Reproduce the lines exactly, beginning with the line that has "Generate a Python" and ending with the line that has "import seaborn as sns". Images are left out.

== Dataset extract

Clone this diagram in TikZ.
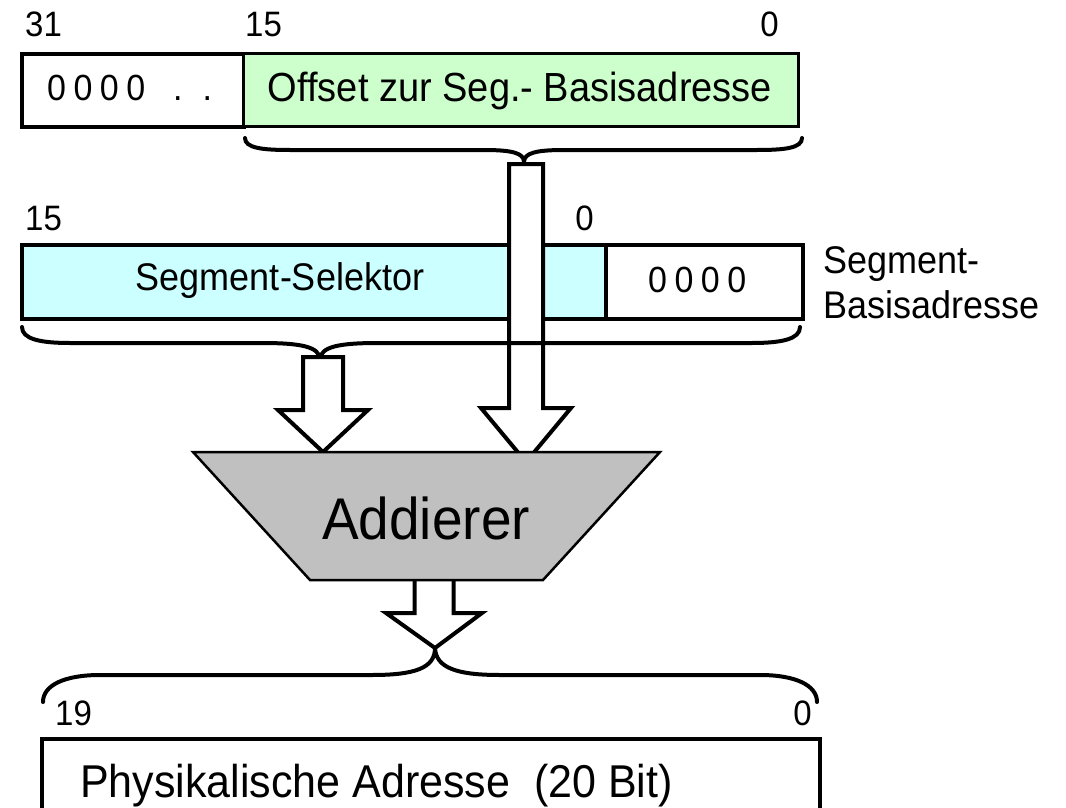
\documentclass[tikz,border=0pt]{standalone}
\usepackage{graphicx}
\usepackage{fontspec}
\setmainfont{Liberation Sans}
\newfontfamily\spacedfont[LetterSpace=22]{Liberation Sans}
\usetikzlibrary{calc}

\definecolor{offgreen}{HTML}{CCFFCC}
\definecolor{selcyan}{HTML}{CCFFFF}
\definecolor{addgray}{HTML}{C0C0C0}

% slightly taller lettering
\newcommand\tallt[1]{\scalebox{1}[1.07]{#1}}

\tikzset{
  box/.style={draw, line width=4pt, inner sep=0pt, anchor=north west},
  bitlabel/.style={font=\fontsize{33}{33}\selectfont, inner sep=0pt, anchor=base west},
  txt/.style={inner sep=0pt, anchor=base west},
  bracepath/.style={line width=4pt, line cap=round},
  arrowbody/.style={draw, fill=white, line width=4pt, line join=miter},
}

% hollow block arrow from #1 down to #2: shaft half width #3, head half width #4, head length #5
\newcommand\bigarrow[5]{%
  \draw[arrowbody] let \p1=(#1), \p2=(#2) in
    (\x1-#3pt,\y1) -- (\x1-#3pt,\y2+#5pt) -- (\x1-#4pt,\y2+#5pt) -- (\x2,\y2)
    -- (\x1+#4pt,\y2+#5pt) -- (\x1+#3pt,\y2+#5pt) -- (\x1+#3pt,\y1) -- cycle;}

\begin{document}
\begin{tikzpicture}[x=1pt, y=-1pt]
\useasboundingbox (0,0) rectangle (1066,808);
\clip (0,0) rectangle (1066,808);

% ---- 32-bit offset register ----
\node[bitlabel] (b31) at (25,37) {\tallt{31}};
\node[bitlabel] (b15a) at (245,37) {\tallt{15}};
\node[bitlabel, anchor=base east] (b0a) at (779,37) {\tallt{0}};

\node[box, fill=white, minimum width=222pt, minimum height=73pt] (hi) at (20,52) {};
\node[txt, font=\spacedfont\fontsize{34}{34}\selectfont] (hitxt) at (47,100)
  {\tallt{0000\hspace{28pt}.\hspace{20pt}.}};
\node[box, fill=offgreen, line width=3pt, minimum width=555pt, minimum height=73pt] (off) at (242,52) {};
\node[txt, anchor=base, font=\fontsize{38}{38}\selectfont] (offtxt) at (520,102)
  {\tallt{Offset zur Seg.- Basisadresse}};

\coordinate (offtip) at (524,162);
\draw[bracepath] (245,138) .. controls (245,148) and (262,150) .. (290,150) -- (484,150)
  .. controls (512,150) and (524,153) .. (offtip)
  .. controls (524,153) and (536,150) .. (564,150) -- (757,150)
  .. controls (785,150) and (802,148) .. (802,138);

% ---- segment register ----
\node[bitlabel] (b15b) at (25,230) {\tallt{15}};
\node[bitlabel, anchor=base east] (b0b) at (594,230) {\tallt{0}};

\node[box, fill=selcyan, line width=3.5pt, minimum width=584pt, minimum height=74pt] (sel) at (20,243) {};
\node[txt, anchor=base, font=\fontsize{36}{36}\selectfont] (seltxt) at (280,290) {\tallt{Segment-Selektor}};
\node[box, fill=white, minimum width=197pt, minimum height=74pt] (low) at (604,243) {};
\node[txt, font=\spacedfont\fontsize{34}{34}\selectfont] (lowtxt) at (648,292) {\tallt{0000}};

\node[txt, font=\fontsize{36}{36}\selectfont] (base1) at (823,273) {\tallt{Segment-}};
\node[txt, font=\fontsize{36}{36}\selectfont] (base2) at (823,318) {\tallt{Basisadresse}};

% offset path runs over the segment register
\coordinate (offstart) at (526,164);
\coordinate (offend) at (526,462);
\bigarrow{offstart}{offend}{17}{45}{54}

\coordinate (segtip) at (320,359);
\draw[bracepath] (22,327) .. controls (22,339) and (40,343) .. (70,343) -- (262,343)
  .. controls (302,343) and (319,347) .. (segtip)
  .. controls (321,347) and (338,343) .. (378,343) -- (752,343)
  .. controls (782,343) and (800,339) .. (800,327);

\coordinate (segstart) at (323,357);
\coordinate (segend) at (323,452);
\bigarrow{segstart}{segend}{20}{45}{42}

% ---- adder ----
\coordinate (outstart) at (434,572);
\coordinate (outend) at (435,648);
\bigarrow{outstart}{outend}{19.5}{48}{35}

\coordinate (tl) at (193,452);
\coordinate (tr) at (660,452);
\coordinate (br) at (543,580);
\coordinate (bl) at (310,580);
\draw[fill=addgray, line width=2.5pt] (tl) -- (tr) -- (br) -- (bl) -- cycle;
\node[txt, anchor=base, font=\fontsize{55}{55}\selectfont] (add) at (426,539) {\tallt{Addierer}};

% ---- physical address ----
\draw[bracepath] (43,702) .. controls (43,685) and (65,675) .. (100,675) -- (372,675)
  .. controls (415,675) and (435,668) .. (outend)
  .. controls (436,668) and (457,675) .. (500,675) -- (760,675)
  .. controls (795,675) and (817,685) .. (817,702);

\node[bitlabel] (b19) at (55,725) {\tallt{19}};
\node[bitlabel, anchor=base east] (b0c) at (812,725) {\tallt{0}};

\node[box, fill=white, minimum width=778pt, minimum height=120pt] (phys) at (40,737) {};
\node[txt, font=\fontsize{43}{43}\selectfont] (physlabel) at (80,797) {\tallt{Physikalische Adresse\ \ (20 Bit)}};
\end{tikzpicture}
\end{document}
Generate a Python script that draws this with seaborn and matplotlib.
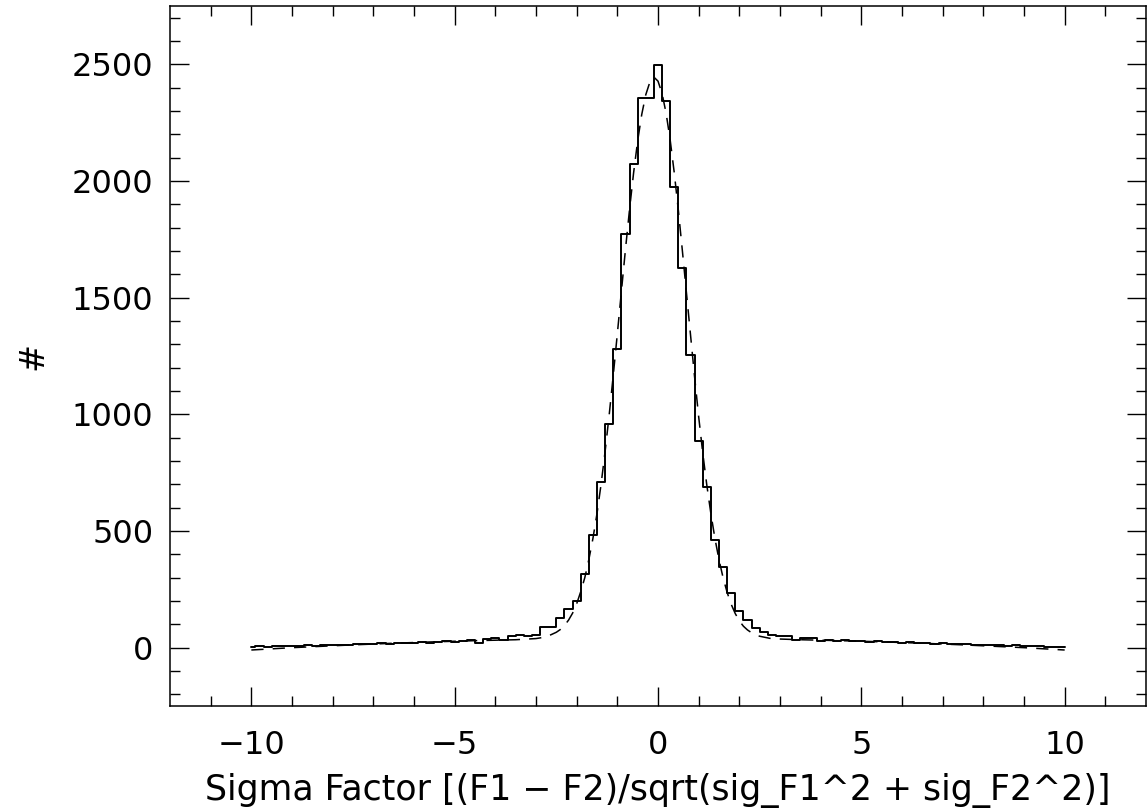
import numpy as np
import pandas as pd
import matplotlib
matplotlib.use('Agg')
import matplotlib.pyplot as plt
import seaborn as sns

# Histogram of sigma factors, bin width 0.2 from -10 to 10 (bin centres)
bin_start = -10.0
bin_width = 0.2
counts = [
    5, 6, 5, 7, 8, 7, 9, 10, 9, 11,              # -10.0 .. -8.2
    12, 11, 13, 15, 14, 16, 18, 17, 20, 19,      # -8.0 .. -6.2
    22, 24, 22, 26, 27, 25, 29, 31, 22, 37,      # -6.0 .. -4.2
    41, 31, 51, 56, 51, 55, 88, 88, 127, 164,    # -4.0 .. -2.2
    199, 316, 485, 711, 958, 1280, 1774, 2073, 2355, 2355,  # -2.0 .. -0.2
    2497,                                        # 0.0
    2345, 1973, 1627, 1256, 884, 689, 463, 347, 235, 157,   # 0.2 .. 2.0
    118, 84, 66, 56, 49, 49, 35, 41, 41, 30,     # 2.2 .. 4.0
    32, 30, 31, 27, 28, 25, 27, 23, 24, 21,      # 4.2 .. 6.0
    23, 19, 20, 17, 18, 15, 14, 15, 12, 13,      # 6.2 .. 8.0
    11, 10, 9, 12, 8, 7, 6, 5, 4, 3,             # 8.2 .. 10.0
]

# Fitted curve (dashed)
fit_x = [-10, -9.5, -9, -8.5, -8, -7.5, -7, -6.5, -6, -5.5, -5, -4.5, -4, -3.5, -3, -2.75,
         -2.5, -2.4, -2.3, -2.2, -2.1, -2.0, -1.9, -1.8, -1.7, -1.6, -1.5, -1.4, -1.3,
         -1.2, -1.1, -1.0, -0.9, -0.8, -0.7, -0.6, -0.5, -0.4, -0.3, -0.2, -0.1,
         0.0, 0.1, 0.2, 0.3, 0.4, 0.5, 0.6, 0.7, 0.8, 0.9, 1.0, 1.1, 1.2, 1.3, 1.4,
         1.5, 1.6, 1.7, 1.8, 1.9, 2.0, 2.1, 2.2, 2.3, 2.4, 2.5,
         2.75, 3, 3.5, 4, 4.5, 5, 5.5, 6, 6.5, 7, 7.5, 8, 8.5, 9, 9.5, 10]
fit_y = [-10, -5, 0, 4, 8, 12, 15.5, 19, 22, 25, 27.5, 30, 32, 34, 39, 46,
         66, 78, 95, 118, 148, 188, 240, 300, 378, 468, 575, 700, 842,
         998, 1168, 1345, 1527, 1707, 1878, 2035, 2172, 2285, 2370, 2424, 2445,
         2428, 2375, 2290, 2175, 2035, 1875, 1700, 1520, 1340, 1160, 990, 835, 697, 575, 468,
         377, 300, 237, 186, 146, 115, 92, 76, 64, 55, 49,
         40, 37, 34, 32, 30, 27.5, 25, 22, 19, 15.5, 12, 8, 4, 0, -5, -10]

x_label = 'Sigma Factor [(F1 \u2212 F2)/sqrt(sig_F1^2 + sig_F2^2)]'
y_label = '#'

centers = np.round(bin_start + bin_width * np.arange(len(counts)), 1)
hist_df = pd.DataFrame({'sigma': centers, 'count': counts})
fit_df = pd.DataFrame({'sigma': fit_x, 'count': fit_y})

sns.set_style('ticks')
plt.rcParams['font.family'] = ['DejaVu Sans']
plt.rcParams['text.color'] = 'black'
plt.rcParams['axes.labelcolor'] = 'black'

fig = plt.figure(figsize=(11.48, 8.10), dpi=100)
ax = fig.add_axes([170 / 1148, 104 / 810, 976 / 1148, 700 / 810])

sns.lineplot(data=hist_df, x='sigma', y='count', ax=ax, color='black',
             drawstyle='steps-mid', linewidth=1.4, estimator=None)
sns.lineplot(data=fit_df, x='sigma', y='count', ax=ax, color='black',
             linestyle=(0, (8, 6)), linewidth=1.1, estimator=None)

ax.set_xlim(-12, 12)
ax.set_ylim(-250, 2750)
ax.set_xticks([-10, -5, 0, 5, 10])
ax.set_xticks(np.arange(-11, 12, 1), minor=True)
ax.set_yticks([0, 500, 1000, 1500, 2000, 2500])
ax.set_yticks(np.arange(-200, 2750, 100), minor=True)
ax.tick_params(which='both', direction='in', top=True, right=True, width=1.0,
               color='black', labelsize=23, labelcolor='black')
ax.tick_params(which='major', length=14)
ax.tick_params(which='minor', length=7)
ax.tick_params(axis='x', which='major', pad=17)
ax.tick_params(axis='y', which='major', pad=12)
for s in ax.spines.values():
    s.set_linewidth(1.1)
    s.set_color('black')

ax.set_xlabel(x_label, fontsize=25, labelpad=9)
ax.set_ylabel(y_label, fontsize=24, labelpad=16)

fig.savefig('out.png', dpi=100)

====

Expected answer.
Generate a Python script that draws this with seaborn and matplotlib.
import numpy as np
import pandas as pd
import matplotlib
matplotlib.use('Agg')
import matplotlib.pyplot as plt
import seaborn as sns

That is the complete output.